MDAC 2.5 SDK - OLE DB Programmer's Reference
Chapter 26: Mapping MDX to SQL Statements


 

EXCEPT Function

This section explains how the EXCEPT function handles duplicates.

Removing Duplicates

Consider EXCEPT(S1, S2), where:

S1 = {Kansas, Buffalo, Buffalo, Topeka, Topeka, Wichita, Canada, BC}

S2 = {Buffalo, Topeka, USA, Quebec}

As shown in the section "Literal Sets," create two tables—S1 and S2—that contain the fully qualified member names in the sets S1 and S2, respectively.

The following query does the EXCEPT operation:

SELECT Name, Newrank AS Rank
FROM 
         (((SELECT Name, Rank FROM S1
         WHERE S1.Name NOT IN (SELECT Name FROM S2))
      RANKTOP 1 LEVELS RANKORDER BY Rank RANKGROUP BY Name)
   RANK ROWS AS NewRank RANKORDER BY Rank)
ORDER BY Rank

In English, the query does the following:

  1. Selects the rows of S1 that are not in S2.

  2. The RANKTOP operation groups duplicates into separate groups by using the GROUP BY clause, orders each group by Rank, and then picks up the first one. This ensures that duplicates are eliminated from the tail.

  3. The RANK operation orders the filtered rows by Rank and assigns a new rank to each row so that input ordering is preserved.

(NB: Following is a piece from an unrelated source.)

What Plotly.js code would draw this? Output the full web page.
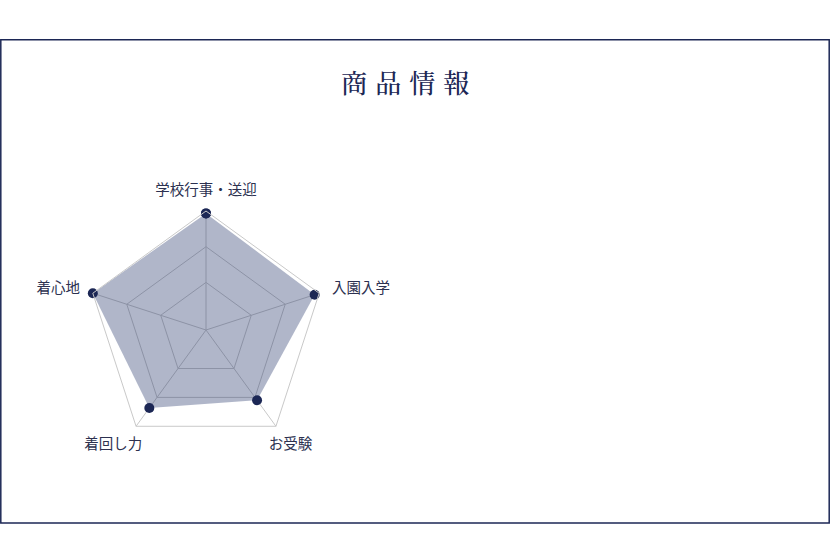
<!DOCTYPE html>
<html>
<head>
<meta charset="utf-8">
<script src="https://cdn.plot.ly/plotly-3.0.1.min.js"></script>
<style>
  html, body { margin: 0; padding: 0; background: #fff; }
  #chart { width: 830px; height: 539px; }
  .gtitle { letter-spacing: 8px; }
</style>
</head>
<body>
<div id="chart"></div>
<script>
// 評価項目と値 (外周 = 5)
const categories = ['学校行事・送迎', '入園入学', 'お受験', '着回し力', '着心地'];
const scores = [4.9, 4.8, 3.65, 4.05, 5.0];
const centerValue = [0];
const gridLevels = [2.0, 3.5];
const maxScore = 5;

const navy = '#1c2755';
const gridGray = '#c9c9c9';

// 塗りつぶしは最初の点に戻して閉じる
const closedTheta = categories.concat(categories[0]);
const closedR = scores.concat(scores[0]);

const trazas = [
  {
    type: 'scatterpolar',
    theta: closedTheta,
    r: closedR,
    mode: 'lines+markers',
    fill: 'toself',
    fillcolor: 'rgba(30,45,100,0.35)',
    line: { color: 'rgba(0,0,0,0)', width: 1 },
    marker: { color: navy, size: 10 },
    hoverinfo: 'skip'
  },
  {
    type: 'scatterpolar',
    theta: [categories[0]],
    r: centerValue,
    mode: 'markers',
    marker: { color: navy, size: 10 },
    hoverinfo: 'skip'
  }
];

const layout = {
  width: 830,
  height: 539,
  margin: { l: 0, r: 0, t: 0, b: 0 },
  paper_bgcolor: '#fff',
  showlegend: false,
  title: {
    text: '商品情報',
    x: 0.493,
    xanchor: 'center',
    y: 1 - 84 / 539,
    yanchor: 'middle',
    yref: 'container',
    font: { family: '"Noto Serif CJK JP", "Noto Sans CJK JP", serif', size: 26, color: navy, weight: 500 }
  },
  polar: {
    domain: { x: [87 / 830, 325 / 830], y: [(539 - 449) / 539, (539 - 211) / 539] },
    gridshape: 'linear',
    bgcolor: 'rgba(0,0,0,0)',
    radialaxis: {
      range: [0, maxScore],
      tickvals: gridLevels,
      showticklabels: false,
      ticks: '',
      showline: false,
      gridcolor: gridGray,
      gridwidth: 1
    },
    angularaxis: {
      direction: 'clockwise',
      rotation: 90,
      ticks: 'outside',
      ticklen: 10,
      tickcolor: 'rgba(0,0,0,0)',
      linecolor: gridGray,
      linewidth: 1,
      gridcolor: gridGray,
      tickfont: { family: '"Noto Sans CJK JP", sans-serif', size: 14.5, color: '#2c3150' }
    }
  },
  shapes: [
    {
      type: 'rect',
      xref: 'paper', yref: 'paper',
      x0: 0.8 / 830, x1: 829.2 / 830,
      y0: (539 - 523) / 539, y1: (539 - 39.8) / 539,
      line: { color: navy, width: 1.5 },
      layer: 'below'
    }
  ]
};

Plotly.newPlot('chart', trazas, layout, { displayModeBar: false, staticPlot: true }).then(gd => {
  // 下側の2ラベルは少し内側に寄せる
  const bottomLabels = { 'お受験': -15, '着回し力': 14 };
  gd.querySelectorAll('text').forEach(t => {
    const dx = bottomLabels[t.textContent];
    if (dx === undefined) return;
    const tr = t.getAttribute('transform') || '';
    t.setAttribute('transform', tr + ' translate(' + dx + ',-3)');
  });
});
</script>
</body>
</html>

Note   You cannot use the EXCEPT operation of SQL-92 because duplicate elimination is not guaranteed to remove duplicates from the tail.

Retaining Duplicates

Consider EXCEPT(S1, S2, [ALL]). As in the preceding section, create the tables S1 and S2. Then use the following query:

SELECT Name, Newrank AS Rank
FROM 
      ((SELECT Name, Rank FROM S1
      WHERE S1.Name NOT IN (SELECT Name FROM S2))
   RANK ROWS AS NewRank RANKORDER BY Rank)
ORDER BY Rank

This is simpler because there is no need to remove duplicates. After the query that finds the difference, the RANK operation generates a rank value for each of the rows of the resulting table. The outer SELECT produces this table, ordering it by the NewRank (renamed as Rank) column.

Note   You cannot use EXCEPT ALL from SQL-92 because its semantics are as follows: If a row r appears n times in S1 and m times in S2, then r appears exactly p times in the result, where p is the greater of m – n and 0. Moreover, the order of these p rows is not preserved.

Generalizing for Sets with Arbitrary Dimensionality

Each tuple has more than one element for these sets. Replace the NAME column in the select list of each SELECT statement above with a list of columns (equivalent to the number of dimensions in the input sets). Add as many NOT IN clauses in the WHERE as there are columns, one for each column.